I'm looking at a height constrained application, that's making it difficult to find the power inductors I need. What's wrong with say using 4 inductors in parallel to get more current? I know the new total inductance will drop, but what other things will go wrong. Since I intend to space them closely together will the magnetic fields interfere? Is this a bad idea? I've never seen it done before, but then I've never been this space constrained either. Oh and I'm looking to do 1V 10A from 3.3V, under 1.3mm.

Best Answer

I would send a technical question to the pros like the engineers at Wurth Elektroniks and see what they say.

The parallel inductance still needs to be what you want, plus the current ratings and saturation combined. So if you need 10A, assume +30% ripple current during pulses etc, so perhaps get 3 extra-low profile 5A rated inductors which in general should be smaller (in height). I found something interesting on the interwebs:

Two separate 2.5-A, 22-µH power inductors are better than one much larger 5-A, 10-µH inductor because their collective volume is smaller than the volume of the single inductor by a factor of 2 . This minimizes overall component height. Source, last paragraph

If you have no issue with surface area of the footprint you can probably find some reasonable inductors to lay out in parallel to get the current-carrying you need.

For 1.3mm or less, I found some on Digikey with parametric searching for high current and the seating height, and the best I could see where the Panasonic ETQ-P1W2R2WFP, 2.2UH @ 100Khz 3.4A 77.3mOhm Link. If you need lots of inductance this will surely be awkward to put 3 of these in parallel, and even putting 2 in series, then 3 of those in parallel for a total of 6 inductors would be a very low profile and still only just good enough inductance for switching converters using frequencies up in the 1+ MHz range. That solution would take up about 160mm^2 of PCB space just for the inductors in the block like that.

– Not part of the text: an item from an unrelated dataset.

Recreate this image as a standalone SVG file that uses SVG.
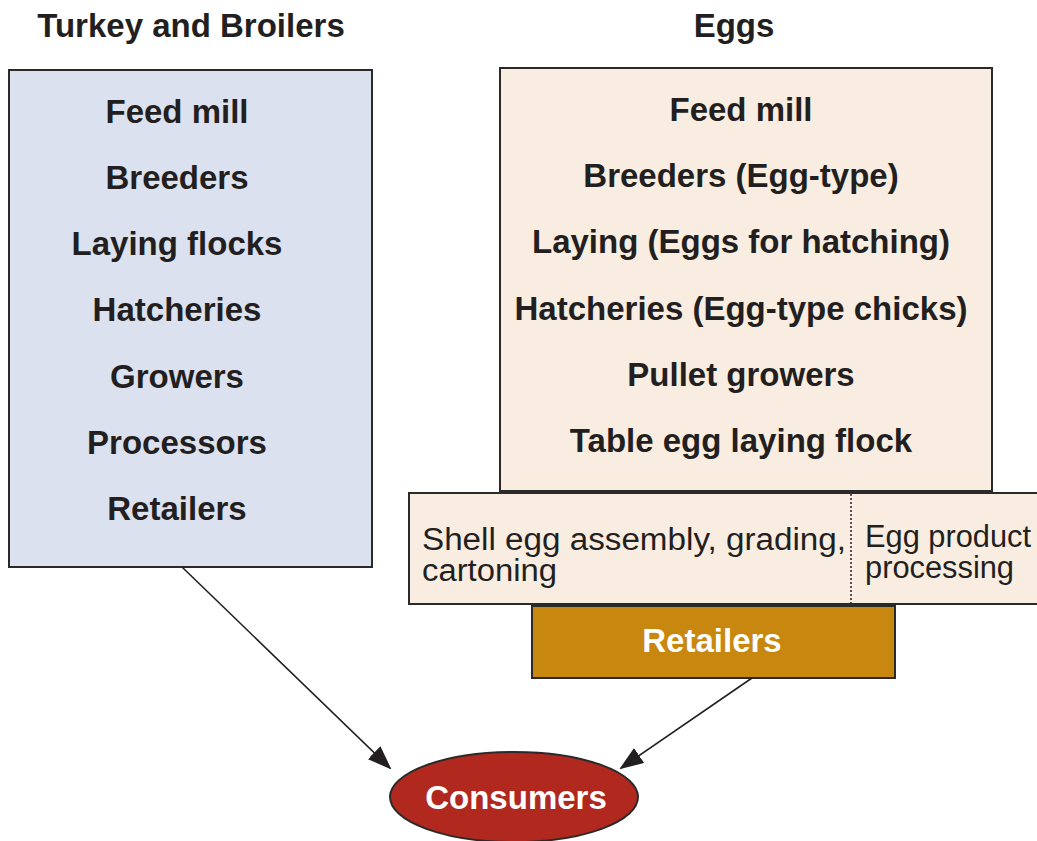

Multiphase synchronous buck converters often have multiple inductors on the output, but they are obviously switched at different phases so perhaps the magnetic fields do not affect each other as much. Finding a shielded inductor at the size you want is unlikely. I say you should do a prototype of just the power circuit and do some series testing if you have the time and money - testing for various loads and response to transients within the bounds of your final application.

If it works, tell us all the results! There is not much information about this kind of application online, so for the purpose of the EE.SE Q&A style forum, if you can prove that it operates effectively it would be good for you and us to hear about the results.